Within days of Dhai Adnan Saleh speaking out, we tracked down another man in Baghdad who told us he had just survived a very similar ordeal at the hands of police commandos.
The man was too frightened to give his name.
As in the earlier case, he told us he was part of a large group of men who were rounded up following an insurgent attack on the security forces in their district.
He described how the police sealed off the neighbourhood and broke into their houses, arresting any men they could find even though the body of the insurgent was lying on the road along with his identity cards and mobile phone.
After interrogation overnight came the most terrifying part of their ordeal.
"We were told to get in the back of a strange vehicle," he said. "It had no air vents at all, no windows. The brigade commander came, insulted us and closed the door.
"We became hysterical, kicking the inside and shouting: 'Get us out or we'll die!' They allowed us to suffocate for a few minutes and then opened the door and asked us: 'Have you seen death?' They repeated this more than five times. We were very close to dying."
This particular technique of torture and killing is a new one to add to an already long list of other forms of torture of which the new Iraqi police force stands accused.
The list compiled by Human Rights Watch includes beating detainees with cables, hanging them from their wrists for long periods and giving electric shocks to sensitive parts of the body.
From a video given to the BBC by the Association of Muslim Scholars (a Sunni Muslim organisation), it seems another particularly brutal form of torture can also be added - drilling into the knees, elbows and shoulders of victims.
The video shows the body of a Sunni Muslim preacher being washed for burial.
His supporters say he had been picked up by police commandos for allegedly being linked to the insurgency.
The camera focuses on marks all over his body including what appear to be drill holes.
According to Salman al-Faraji, a human rights activist and lawyer, the use of drills is common.
"Most cases are quite similar, the same methods are used," he said.
"They torture them, breaking hands and legs.

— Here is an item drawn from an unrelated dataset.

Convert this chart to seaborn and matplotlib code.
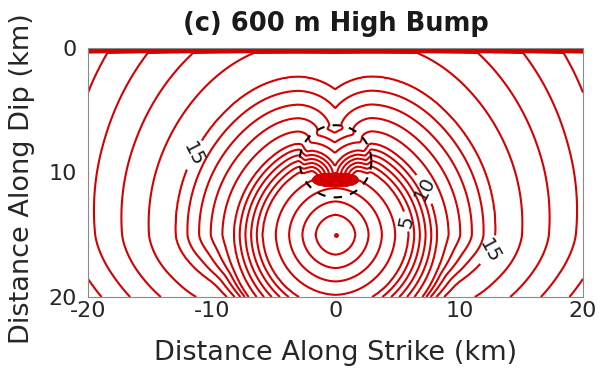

They use electric drills to pierce their bodies and then the killing is carried out at close range."
We made repeated requests for an interview with the minister of the interior or his subordinates to respond to all these allegations.
But no-one would speak to us.
In a statement following the first suffocation case, the minister said he would not allow any members of the police involved in human rights violations to walk freely without being punished properly.
He also promised that investigations would be swift and comprehensive.
But a source inside the ministry dismissed this statement saying the promise of an investigation was "for the media only".
The return to torture and killing by the security forces is another embarrassment for the American and British governments, which have partly justified the invasion of Iraq on the grounds of ending the kind of abuses committed by Saddam Hussein's regime.
A senior Western source in Baghdad admitted he was worried about the police commandos who are particularly involved in counter-insurgency operations.
"They can be effective," he said, "without torturing or abusing detainees".
But he added "it was a big task" to create a clean police force given the nature of the previous regime.
What is also a major concern is that the minority Sunni Muslim community who used to control Iraq believe they are now being deliberately targeted by the Shia-dominated police force.
The insurgency is led by militant Sunnis whereas the government is now led by the majority Shia.
In their brutal campaign of violence, the insurgents have focused their attacks on Shia and members of the Iraqi security forces in order to provoke sectarian conflict.
If the security forces respond with torture and extra-judicial killings, it could lead to exactly what the insurgents want - full-blown sectarian war.